Notre avis : Des collaborations entre le réalisateur Jacques Demy et le compositeur Michel Legrand (auxquelles on pourrait rajouter Catherine Deneuve) ressort un trio de films mythiques : Les Parapluies de Cherbourg (1964), Les Demoiselles de Rochefort (1966) et Peau d’Âne (1970). Ces trois comédies musicales ont été adaptées pour la scène avec plus ou moins de bonheur : Les Parapluies sous différentes incarnations (en 1979 au Théâtre Montparnasse puis en 2014 au Théâtre du Châtelet), Les Demoiselles (en 2003 au Palais des Congrès, dans une version, disons-le, ratée) et Peau d’Âne, aujourd’hui, dans un Théâtre Marigny fraîchement rénové. Jean-Luc Choplin, ancien directeur du Châtelet, a proposé durant toutes ses années à la tête du fameux théâtre parisien de nombreuses comédies musicales de qualité, produites avec faste et élégance. Désormais au Marigny, il semble bien résolu à poursuivre sur sa lancée.
Pour ouvrir sa première saison, Choplin propose Peau d’Âne, le conte de Perrault, qui, dans la vision originale de Demy, prend des accents psychédélico-baroques où les anachronismes se téléscopent joyeusement et où le kitsch et le baroque sont à la fois flamboyants et poétiques.
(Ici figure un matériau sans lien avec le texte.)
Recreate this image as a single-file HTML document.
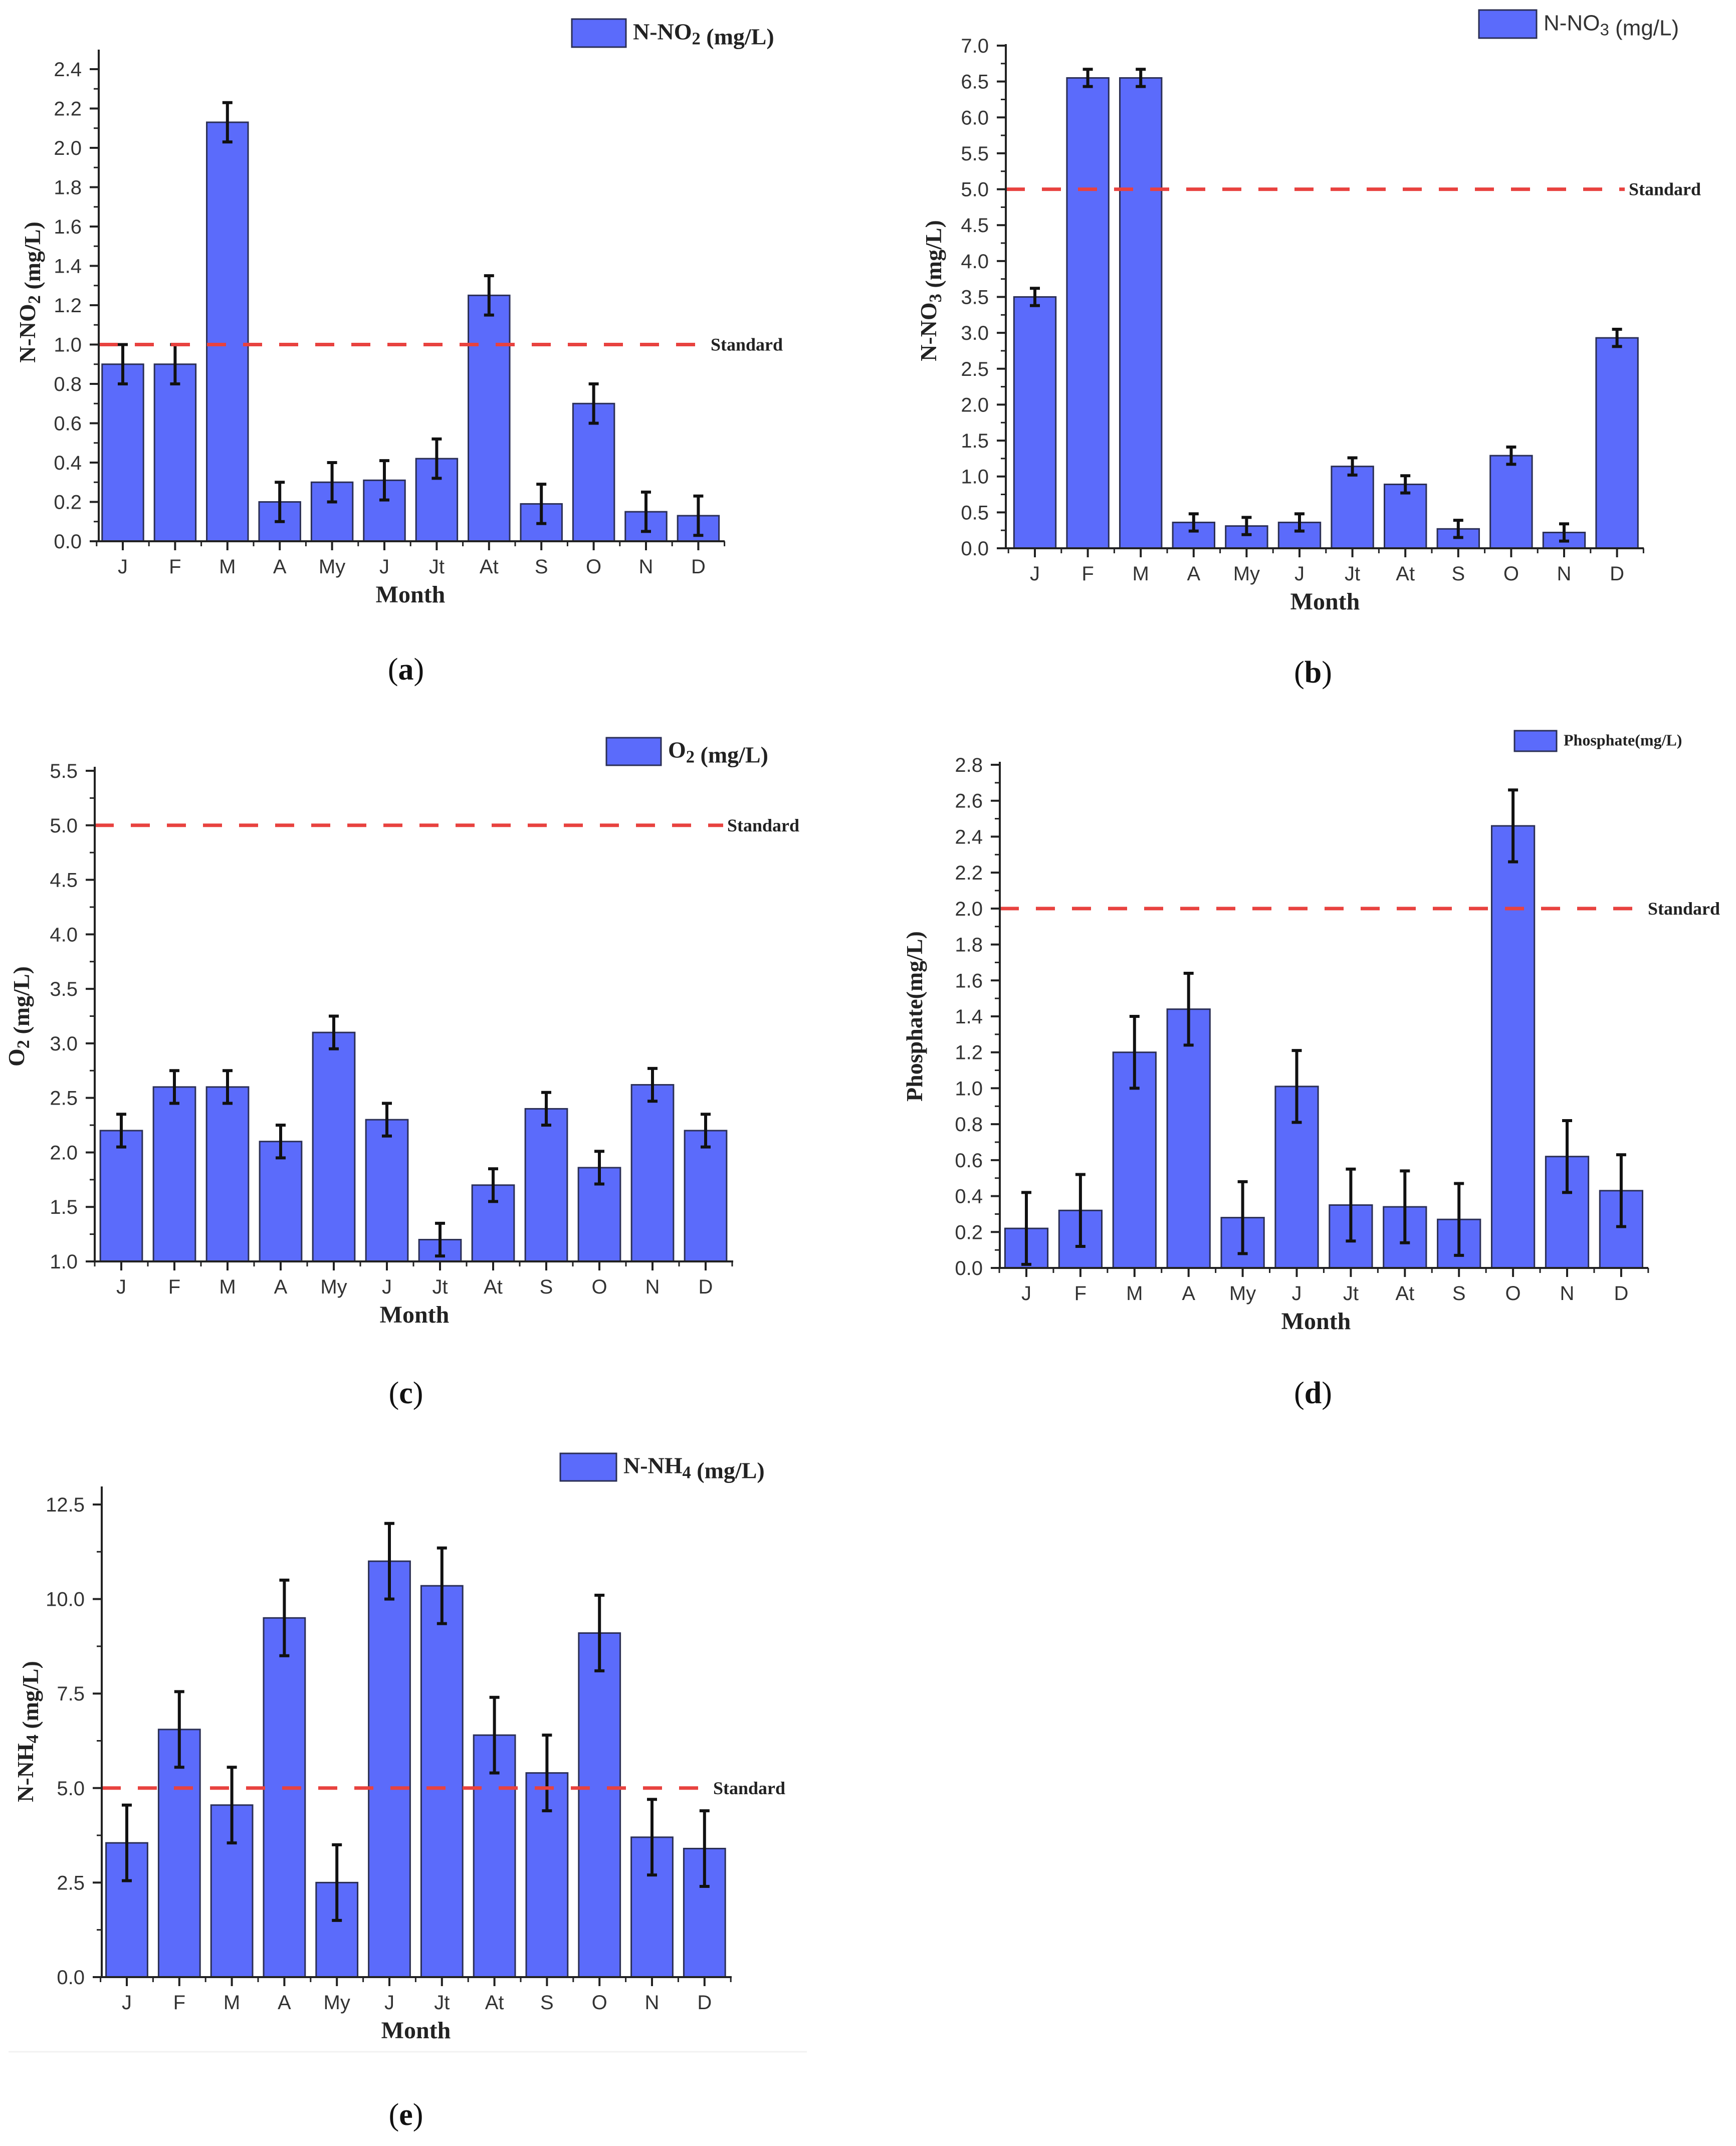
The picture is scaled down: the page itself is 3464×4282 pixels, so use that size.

A cela s’ajoute la musique de Michel Legrand, mêlant un style classique, ample et romanesque, à des arrangements délicieusement seventies.
A la tête de cette transposition officie Emilio Sagi, metteur en scène d’opéra à qui ne déplaisent pas les incursions dans le musical, comme pour The Sound of Music qu’il avait mis en scène au Châtelet. Dans sa version du classique de Rodgers et Hammerstein, la montagne envahissait progressivement la scène. Ici, la forêt, chère aux contes de fées, est complètement centrale et les châteaux symbolisés par quelques éléments de décors. Si l’on peut regretter qu’un peu trop de tableaux ne soient visibles qu’à travers les voiles transparents situés à l’avant-scène, la scénographie offre des moments de pure poésie : lilas, roses, bulles ou boules disco, l’imaginaire est à la fois bucolique et ludique, s’adressant sans fards aux enfants de tous âges qui composent le public.
La distribution, quelque peu surprenante et hétéroclite, mêle des artistes venus d’horizons différents tels que d’anciens danseurs (Marie-Agnès Gillot, Michael Denard) en Reine et Roi, une ex-star du JT (Claire Chazal en narratrice), un metteur en scène du lyrique, chanteur et comédien (Olivier Fredj en Prince) et bien entendu des artistes de théâtre musical (Emma Kate Nelson en Fée des Lilas, Marie Oppert dans le rôle titre, sans oublier l’ensemble). Emma Kate Nelson, remarquée en Lina Lamont dans le Chantons sous la pluie de Châtelet, compose une Fée des Lilas savoureuse et attachante, qui viendrait plutôt de Carnaby Street que de Saint-Germain des Prés. Son accent donne une couleur exotique au personnage tout en étant parfaitement intelligible. Enfin, Marie Oppert, qui fut Geneviève dans Les Parapluies de Cherbourg, est simplement irrésistible. Son héroïne est pétillante, charmante et sincère,et sa couleur vocale en adéquation parfaite avec le personnage.
Féérie musicale idéale pour les fêtes de fin d’année, Peau d’Âne devrait séduire, par sa poésie et sa fantaisie, et par l’intermédiaire de son héroïne, un public intergénérationnel.